Task prompt:
Quote, verbatim, all material below, without pictures.

Data provided:
□ □ □ □ □ □ □
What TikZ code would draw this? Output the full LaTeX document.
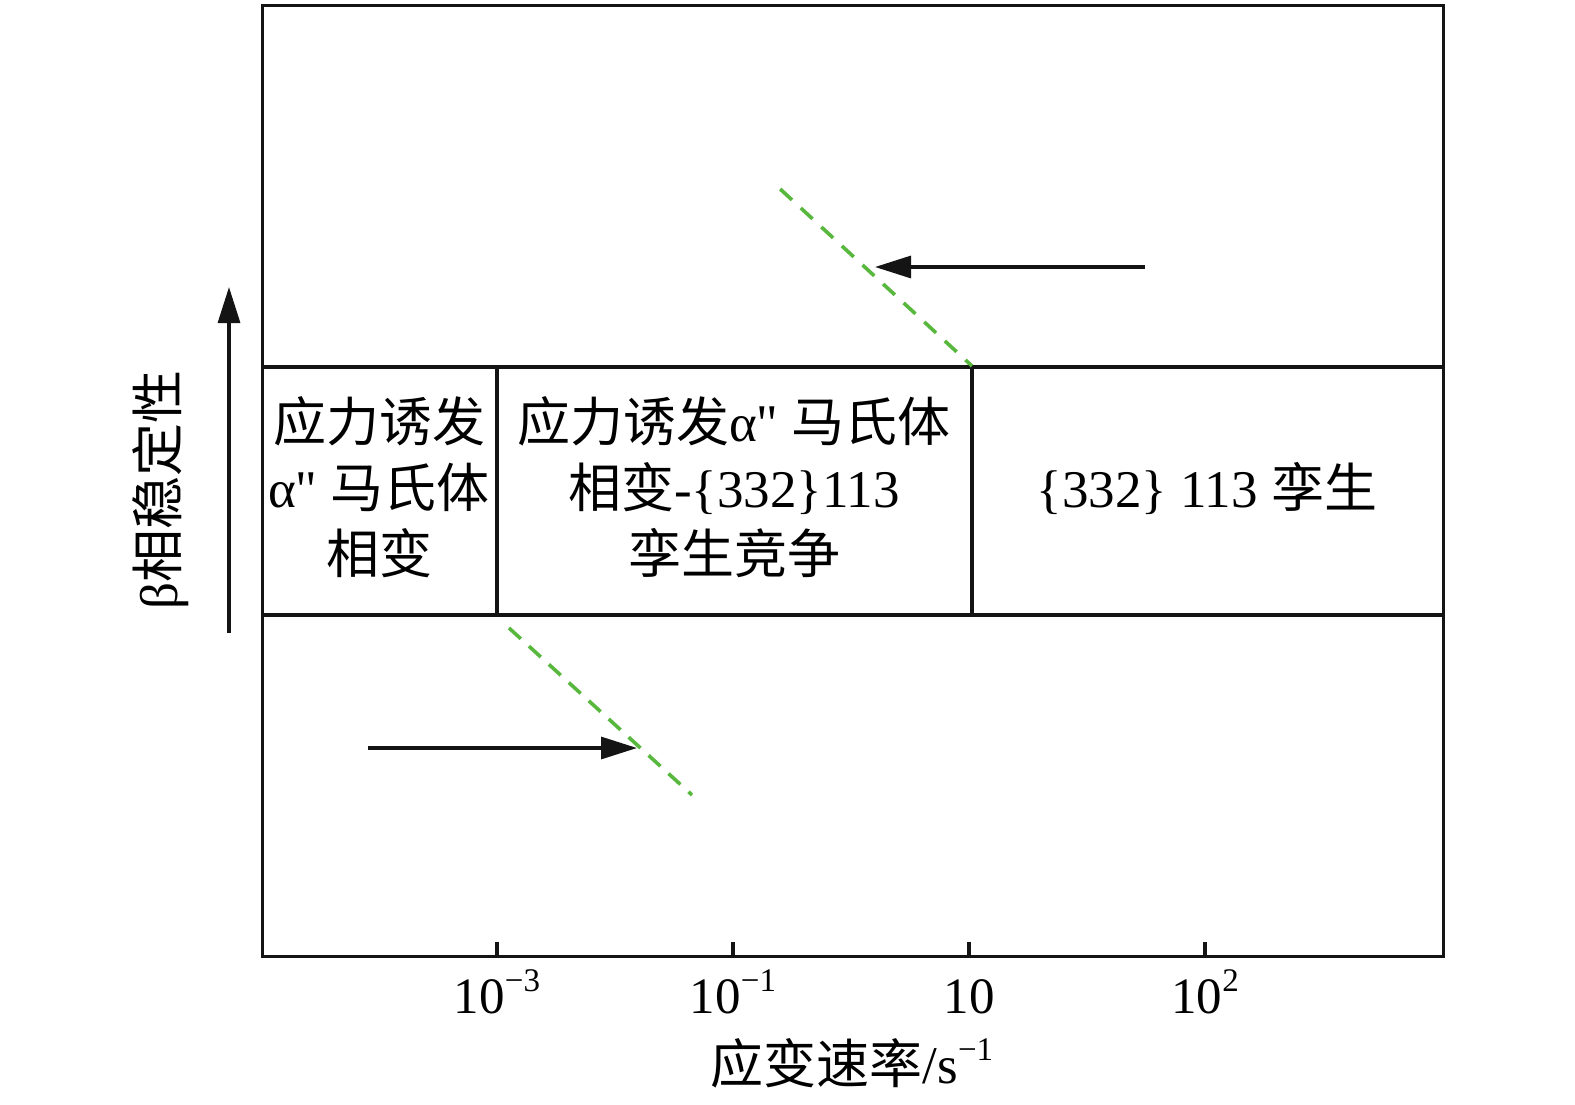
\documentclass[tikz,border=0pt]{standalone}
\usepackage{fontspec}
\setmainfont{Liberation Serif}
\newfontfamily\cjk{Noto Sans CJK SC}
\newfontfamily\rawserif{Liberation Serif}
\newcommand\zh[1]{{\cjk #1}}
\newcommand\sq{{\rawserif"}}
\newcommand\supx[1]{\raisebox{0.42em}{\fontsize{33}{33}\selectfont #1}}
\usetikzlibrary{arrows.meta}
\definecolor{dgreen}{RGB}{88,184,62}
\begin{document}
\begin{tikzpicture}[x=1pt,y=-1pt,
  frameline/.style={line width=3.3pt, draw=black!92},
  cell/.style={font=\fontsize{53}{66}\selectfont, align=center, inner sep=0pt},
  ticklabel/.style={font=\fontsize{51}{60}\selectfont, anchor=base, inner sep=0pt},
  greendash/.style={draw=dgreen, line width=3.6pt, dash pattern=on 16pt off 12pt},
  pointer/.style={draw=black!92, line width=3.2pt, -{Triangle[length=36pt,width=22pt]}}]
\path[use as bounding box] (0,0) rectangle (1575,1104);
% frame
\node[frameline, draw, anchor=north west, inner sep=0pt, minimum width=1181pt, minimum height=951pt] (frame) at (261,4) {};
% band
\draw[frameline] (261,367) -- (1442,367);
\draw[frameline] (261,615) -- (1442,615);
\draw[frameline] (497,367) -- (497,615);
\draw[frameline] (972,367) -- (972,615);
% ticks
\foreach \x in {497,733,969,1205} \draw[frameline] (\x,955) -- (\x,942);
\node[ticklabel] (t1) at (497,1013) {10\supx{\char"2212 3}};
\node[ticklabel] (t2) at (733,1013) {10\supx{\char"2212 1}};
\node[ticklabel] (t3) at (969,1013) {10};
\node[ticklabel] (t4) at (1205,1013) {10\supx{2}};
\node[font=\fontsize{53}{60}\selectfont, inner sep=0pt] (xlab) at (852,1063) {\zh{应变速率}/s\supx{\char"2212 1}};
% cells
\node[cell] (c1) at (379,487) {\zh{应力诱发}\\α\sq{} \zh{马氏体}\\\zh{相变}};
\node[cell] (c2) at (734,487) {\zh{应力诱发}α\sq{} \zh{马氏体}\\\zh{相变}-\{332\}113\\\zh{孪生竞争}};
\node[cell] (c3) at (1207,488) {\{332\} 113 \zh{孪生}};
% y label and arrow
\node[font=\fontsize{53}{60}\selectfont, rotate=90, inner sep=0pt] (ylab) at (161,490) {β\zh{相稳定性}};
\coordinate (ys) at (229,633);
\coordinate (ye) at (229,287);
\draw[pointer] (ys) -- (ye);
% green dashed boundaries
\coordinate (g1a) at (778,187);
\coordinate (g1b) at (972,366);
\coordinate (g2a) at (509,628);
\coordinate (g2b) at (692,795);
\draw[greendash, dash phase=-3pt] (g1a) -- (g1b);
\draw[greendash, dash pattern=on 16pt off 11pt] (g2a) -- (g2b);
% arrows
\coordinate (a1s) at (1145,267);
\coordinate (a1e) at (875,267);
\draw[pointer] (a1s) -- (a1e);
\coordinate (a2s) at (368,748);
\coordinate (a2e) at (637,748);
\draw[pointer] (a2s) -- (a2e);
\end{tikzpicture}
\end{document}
□ □ □ □ □ □ □
The completed task:
What TikZ code would draw this? Output the full LaTeX document.
\documentclass[tikz,border=0pt]{standalone}
\usepackage{fontspec}
\setmainfont{Liberation Serif}
\newfontfamily\cjk{Noto Sans CJK SC}
\newfontfamily\rawserif{Liberation Serif}
\newcommand\zh[1]{{\cjk #1}}
\newcommand\sq{{\rawserif"}}
\newcommand\supx[1]{\raisebox{0.42em}{\fontsize{33}{33}\selectfont #1}}
\usetikzlibrary{arrows.meta}
\definecolor{dgreen}{RGB}{88,184,62}
\begin{document}
\begin{tikzpicture}[x=1pt,y=-1pt,
  frameline/.style={line width=3.3pt, draw=black!92},
  cell/.style={font=\fontsize{53}{66}\selectfont, align=center, inner sep=0pt},
  ticklabel/.style={font=\fontsize{51}{60}\selectfont, anchor=base, inner sep=0pt},
  greendash/.style={draw=dgreen, line width=3.6pt, dash pattern=on 16pt off 12pt},
  pointer/.style={draw=black!92, line width=3.2pt, -{Triangle[length=36pt,width=22pt]}}]
\path[use as bounding box] (0,0) rectangle (1575,1104);
% frame
\node[frameline, draw, anchor=north west, inner sep=0pt, minimum width=1181pt, minimum height=951pt] (frame) at (261,4) {};
% band
\draw[frameline] (261,367) -- (1442,367);
\draw[frameline] (261,615) -- (1442,615);
\draw[frameline] (497,367) -- (497,615);
\draw[frameline] (972,367) -- (972,615);
% ticks
\foreach \x in {497,733,969,1205} \draw[frameline] (\x,955) -- (\x,942);
\node[ticklabel] (t1) at (497,1013) {10\supx{\char"2212 3}};
\node[ticklabel] (t2) at (733,1013) {10\supx{\char"2212 1}};
\node[ticklabel] (t3) at (969,1013) {10};
\node[ticklabel] (t4) at (1205,1013) {10\supx{2}};
\node[font=\fontsize{53}{60}\selectfont, inner sep=0pt] (xlab) at (852,1063) {\zh{应变速率}/s\supx{\char"2212 1}};
% cells
\node[cell] (c1) at (379,487) {\zh{应力诱发}\\α\sq{} \zh{马氏体}\\\zh{相变}};
\node[cell] (c2) at (734,487) {\zh{应力诱发}α\sq{} \zh{马氏体}\\\zh{相变}-\{332\}113\\\zh{孪生竞争}};
\node[cell] (c3) at (1207,488) {\{332\} 113 \zh{孪生}};
% y label and arrow
\node[font=\fontsize{53}{60}\selectfont, rotate=90, inner sep=0pt] (ylab) at (161,490) {β\zh{相稳定性}};
\coordinate (ys) at (229,633);
\coordinate (ye) at (229,287);
\draw[pointer] (ys) -- (ye);
% green dashed boundaries
\coordinate (g1a) at (778,187);
\coordinate (g1b) at (972,366);
\coordinate (g2a) at (509,628);
\coordinate (g2b) at (692,795);
\draw[greendash, dash phase=-3pt] (g1a) -- (g1b);
\draw[greendash, dash pattern=on 16pt off 11pt] (g2a) -- (g2b);
% arrows
\coordinate (a1s) at (1145,267);
\coordinate (a1e) at (875,267);
\draw[pointer] (a1s) -- (a1e);
\coordinate (a2s) at (368,748);
\coordinate (a2e) at (637,748);
\draw[pointer] (a2s) -- (a2e);
\end{tikzpicture}
\end{document}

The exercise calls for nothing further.